Presente na Cúpula dos Povos, a Confederação Nacional dos Trabalhadores na Agricultura (Contag) critica o governo brasileiro pelo não reconhecimento das especificidades da agricultura familiar na elaboração de políticas públicas para este seguimento. Segundo Zaré Brum, representante da Contag, os camponeses organizados tiveram conquistas importantes a partir da Constituição de 1988, como o Programa Nacional da Agricultura Familiar (Pronaf), criado em 1996, a criação do Ministério do Desenvolvimento Agrário (MDA) em 2003, o reconhecimento do direito à aposentadoria rural no mesmo ano e em 2006, a promulgação da Lei da Agricultura Familiar.

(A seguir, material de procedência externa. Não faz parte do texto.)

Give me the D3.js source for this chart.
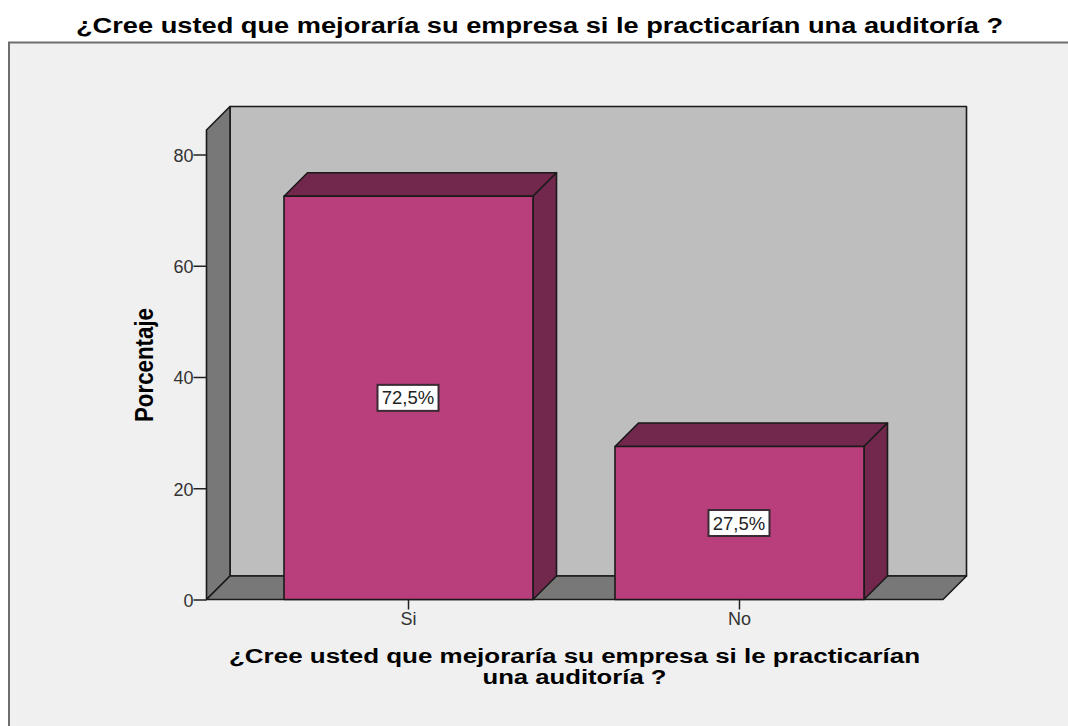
<!DOCTYPE html>
<html>
<head>
<meta charset="utf-8">
<script src="https://d3js.org/d3.v7.min.js"></script>
<style>
html, body { margin:0; padding:0; background:#fff; }
svg { display:block; }
text { font-family:"Liberation Sans", sans-serif; }
</style>
</head>
<body>
<div id="chart-area"></div>
<script>
// Data
var categories = ["Si", "No"];
var percentages = [72.5, 27.5];
var yTicks = [0, 20, 40, 60, 80];
var barLabels = ["72,5%", "27,5%"];
var chartTitle = "¿Cree usted que mejoraría su empresa si le practicarían una auditoría ?";
var xTitleLines = ["¿Cree usted que mejoraría su empresa si le practicarían", "una auditoría ?"];
var yTitle = "Porcentaje";

var width = 1068, height = 726;
var depth = 23.5;
var line = "#1a1a1a";

var svg = d3.select("#chart-area").append("svg")
    .attr("width", width)
    .attr("height", height);

// Scales
var x = d3.scaleBand().domain(categories).range([243, 905]).paddingInner(0.2477).paddingOuter(0.1239);
var y = d3.scaleLinear().domain([0, 80]).range([599.5, 154.5]);

var left = 206.5, right = 943, top3d = 130; // top edge of the side wall

// Title
svg.append("text")
    .attr("x", 76).attr("y", 33)
    .attr("textLength", 927)
    .attr("lengthAdjust", "spacingAndGlyphs")
    .attr("font-size", "22px")
    .attr("font-weight", "bold")
    .attr("fill", "#000")
    .text(chartTitle);

// Chart frame
svg.append("rect")
    .attr("x", 9).attr("y", 42.5)
    .attr("width", width + 20).attr("height", height)
    .attr("fill", "#f0f0f0")
    .attr("stroke", "#6e6e6e")
    .attr("stroke-width", 2);

function poly(points, fill) {
    svg.append("path")
        .attr("d", "M" + points.map(function(p) { return p.join(","); }).join("L") + "Z")
        .attr("fill", fill)
        .attr("stroke", line)
        .attr("stroke-width", 1.6)
        .attr("stroke-linejoin", "round");
}

// 3D walls
var y0 = y(0);
poly([[left + depth, top3d - depth], [right + depth, top3d - depth], [right + depth, y0 - depth], [left + depth, y0 - depth]], "#bebebe");
poly([[left, top3d], [left + depth, top3d - depth], [left + depth, y0 - depth], [left, y0]], "#787878");
poly([[left, y0], [left + depth, y0 - depth], [right + depth, y0 - depth], [right, y0]], "#787878");

// Bars
categories.forEach(function(c, i) {
    var x0 = x(c), x1 = x0 + x.bandwidth(), yv = y(percentages[i]);
    poly([[x0, yv], [x0 + depth, yv - depth], [x1 + depth, yv - depth], [x1, yv]], "#72274d");
    poly([[x1, yv], [x1 + depth, yv - depth], [x1 + depth, y0 - depth], [x1, y0]], "#72274d");
    poly([[x0, yv], [x1, yv], [x1, y0], [x0, y0]], "#b93e7c");

    // Value label box
    var cy = (yv + y0) / 2;
    var cx = x0 + x.bandwidth() / 2 - 0.5;
    svg.append("rect")
        .attr("x", cx - 30.5).attr("y", cy - 13)
        .attr("width", 61).attr("height", 26)
        .attr("fill", "#fff")
        .attr("stroke", "#3a2a33")
        .attr("stroke-width", 2);
    svg.append("text")
        .attr("x", cx).attr("y", cy + 6.5)
        .attr("text-anchor", "middle")
        .attr("font-size", "18.5px")
        .attr("fill", "#222")
        .text(barLabels[i]);
});

// Axes
var yAxisCall = d3.axisLeft(y).tickValues(yTicks).tickSize(13).tickSizeOuter(0).tickPadding(0);
var yAxis = svg.append("g").attr("transform", "translate(" + left + ",0)").call(yAxisCall);
yAxis.select(".domain").remove();
yAxis.selectAll("text").attr("font-size", "18px").attr("font-family", "Liberation Sans").attr("fill", "#333").attr("dy", "0.38em");
yAxis.selectAll("line").attr("stroke", "#222").attr("stroke-width", 1.5);

var xAxisCall = d3.axisBottom(x).tickSize(10).tickSizeOuter(0).tickPadding(3);
var xAxis = svg.append("g").attr("transform", "translate(0," + y0 + ")").call(xAxisCall);
xAxis.select(".domain").remove();
xAxis.selectAll("text").attr("font-size", "18px").attr("font-family", "Liberation Sans").attr("fill", "#333");
xAxis.selectAll("line").attr("stroke", "#222").attr("stroke-width", 1.5);

// Axis titles
svg.append("text")
    .attr("transform", "translate(152.5,308) rotate(-90)")
    .attr("x", -114)
    .attr("textLength", 114)
    .attr("lengthAdjust", "spacingAndGlyphs")
    .attr("font-size", "26px")
    .attr("font-weight", "bold")
    .attr("fill", "#000")
    .text(yTitle);

var xTitleWidths = [691, 184];
xTitleLines.forEach(function(t, i) {
    svg.append("text")
        .attr("x", 574.5 - xTitleWidths[i] / 2).attr("y", 663 + i * 20.5)
        .attr("textLength", xTitleWidths[i])
        .attr("lengthAdjust", "spacingAndGlyphs")
        .attr("font-size", "20px")
        .attr("font-weight", "bold")
        .attr("fill", "#000")
        .text(t);
});
</script>
</body>
</html>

Entretanto, há um claro direcionamento das políticas públicas para o agronegócio. “Há um disputa muito grande hoje dentro da academia e do governo e que vem contaminando inclusive os próprios movimentos sociais de um discurso negando a especificidade da agricultura familiar em relação à agricultura industrial. Esse discurso está pautando a elaboração de políticas que acreditam que o desenvolvimento da agricultura familiar pode se dar através de um padrão tecnológico próximo ao do agronegócio e que a única diferença entre os dois modelos seria a escala de produção. Muitas políticas vêm se pautado para o que chamam de agronegocinho”, diz. 

 Zaré afirma que o discurso de sustentabilidade do agronegócio tem baseado as ações do governo, inclusive, os posicionamentos expressos pela presidente Dilma na Rio+20. “A visão de sustentabilidade desse governo está centrado nas novidades apresentadas pelo agronegócio, como o plantio direto na palha, os agrocombustíveis. Como estratégia de marketing, o agronegócio vem incorporando no seu discurso a sustentabilidade e justiça social. Mas esse discurso do agronegócio não se sustenta, há um processo progressivo de precarização dos direitos e da capacidade de apropriação dos agricultores e suas famílias, cada vez mais pressionados por essas grandes empresas e fazendeiros estimulados por esse conjunto de políticas”, critica.

Para a Contag, só é possível uma agricultura realmente sustentável a partir de uma nova relação com os recursos naturais, com uma produção baseada na agroecologia. Nesse sentido, Zaré cita alguns desafios dos agricultores como acesso à recursos financeiros, maior organização política de forma autônoma e também realizar a gestão dos próprios conhecimentos e o desenvolvimento de sistemas próprios de produção de energia. “Esse debate está crescendo dentro dos movimentos sociais, também com a evidência do esgotamento do modelo que o governo implementa. As mulheres e os jovens têm protagonizado esses debates, mas esses dois atores ainda têm dificuldades de expressar suas demandas e garantir que tenham centralidade na pauta dos movimentos sociais”, observa. 

O agricultor acrescenta que a relação entre governo e movimentos sociais que reivindicam outros modelos para o campo é uma constante tensão. Ele exemplifica com as dificuldades enfrentadas pela sociedade civil do semi-árido brasileiro que, após alguns anos de parceria em projeto de captação de água da chuva por cisternas desenvolvidas pelos próprios camponeses [Programa 1 milhão de cisternas], teve que realizar grandes mobilizações para que o governo não recuasse da parceria. Zaré conta que a tecnologia exitosa de convivência com o semi-árido estava ameaçada pelo projeto do governo de substituir as cisternas fabricadas pelos camponeses com cimento por cisternas de plásticos de fabricação industrial e ainda com a transferência de repasse dos recursos antes destinado à organização da sociedade civil aos governos municipais. “Essa tensão permanente não foi amenizada num governo de cunho popular como mostra os problemas enfrentados no programa 1 milhão de cisternas, cuja ideia força é a percepção de que a água para beber é um direito humano. Mesmo governos populares vão exigir dos movimentos sociais uma ação política permanente na implementação das políticas”, analisa. 

Zaré participou do debate Apoio à transição agroecológica: políticas públicas nacionais – uma das mesas do Seminário Internacional Tempo de Agir por Mudanças Radicais – agricultura familiar camponesa e agroecologia como alternativa à crise do sistema agroalimentar industrial. O Seminário faz parte da programação da Cúpula dos Povos na Rio+20.